I used to work at the music info desk at a Borders Books and Music. This was back around 2004 when people used to buy books and music in stores instead of online. The gist of the job was simple, you’d hang at the desk and people would come up and ask you how to find “Now That’s What I Call Music!” and American Idol winner cds. Despite that, it was a fun job. When people weren’t asking me questions, I’d be alphabetizing CD’s, restocking, and other assorted retail store tasks.
At least that was what I was supposed to be doing. The reality was that me and the other people who worked the desk spent most of our time goofing off, hanging out in the back room, and generally not being useful. It was a fun spot to work. The best perk was being able to pick what played while we were on shift. We had a shrink-wrap machine so any disk in the store was fair game. We would get complaints almost every day about what we were playing but mostly ignored them. None of us were going to take music criticism from people in the store to buy a William Hung album.
Another perk was the listening stations. The stations were set up in the CD sections so it was easy to just pop the headphones on and listen to stuff while we tried to look busy. This was how I discovered the Libertines, and more specifically “Can’t Stand Me Now.” The eponymous had come out recently and was set up in one of the listening stations. I’d read about the band in Mojo or Q or one of the other glossy British music magazines we carried. I couldn’t really afford them at $10 a pop in the states, but I read them all day at work. The album was produced by Mick Jones and was part of a new wave of garagy guitar bands like the Strokes or the Hives.

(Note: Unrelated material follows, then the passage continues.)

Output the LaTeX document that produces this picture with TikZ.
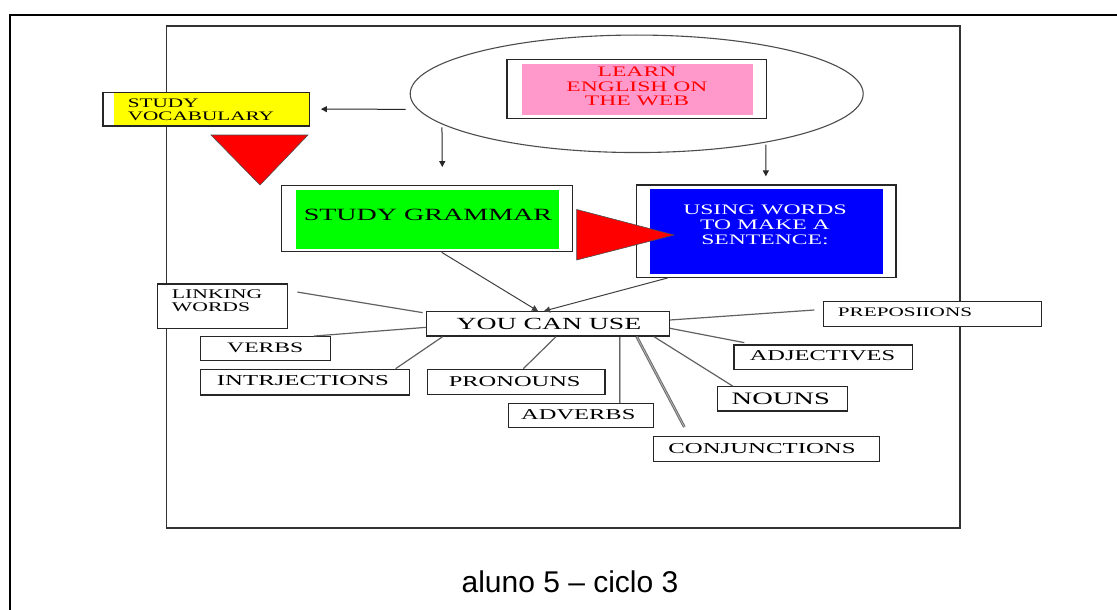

I don’t remember the first time I heard the song exactly, but I remember it was love at first sight. The initial burst of guitars and drums that dissolves into the single guitar repeating one note while another chimes in with almost random silvery metallic notes that slowly built in intensity dancing around the single chord strumming eventually the drums kick back in. It feels like a reunion of friends who haven’t seen each other in a while and after the initial hellos gets a bit awkward until everyone has ordered drinks and suddenly falls back into their old rhythms. Once synchronicity is achieved around 25 seconds in, the music floats along until around 48 seconds when Carl Barat starts singing. After his verse Pete Doherty answers, and the song continues in that back and forth pattern as they converse about their relationship and the ups and downs.
The two singers spend the song trying to hash out their troubled relationship. Outside the song the band was generally a mess. Doherty struggled with severe addiction issues and eventually robbed Barat’s apartment. The band broke up, reformed, broke up again, tours were attempted, cancelled, replacements were sought. It’s a long saga generally filled with more lows than highs. The song both presages the future and tells the story of the past. People talk a lot about tensions in bands leading to great music and maybe that’s true, more likely it isn’t, but for the 3:24 that “Can’t Stand Me Now” lasts, it led to perfection.
The vocals descend into repetitions of the lyrics “You can’t stand me, no, you can’t stand me now” and then a harmonica shows up and plays the listener out. It’s as if someone comes along and shuts the door while people are still arguing on the other side. You got a brief glimpse into the tortured relationship and then you had to go. It’s an incredible piece of pop music. Magical, really.
I listened to the song over and over at that listening station for a week. I didn’t have the money to buy the CD and take it home. Napster was already gone so I couldn’t download it for free, so I was stuck until payday. I must have alphabetized the “L” section of Rock/Pop 20 times that week.
At the close of shift that payday I paid for my copy of the Cd, went home and listened to the song on loop, not unlike I’m doing now while writing this, and let it wash over me. There isn’t anything quite like a perfect pop song. Just put the song on and for the few minutes it’s playing it becomes your world. That’s the promise music makes and the contract we sign with it. While it’s playing we get to exist in it’s perfect world of notes and chords and borrowed emotion, pushing all our troubles and anxieties away. However, as the great poet once wrote, nothing gold can stay. Eventually the song ends and everything that was gone is back, but maybe, just maybe, everything is a fraction better.
There’s a line in “Can’t Stand Me Now” that has lived in me ever since I first heard it:
Cornered the boy, kicked out at the world
The world kicked back a lot fuckin’ harder now
Yeah, the world kicks back pretty hard, but because of this one perfect song, I can take the beating a little bit better.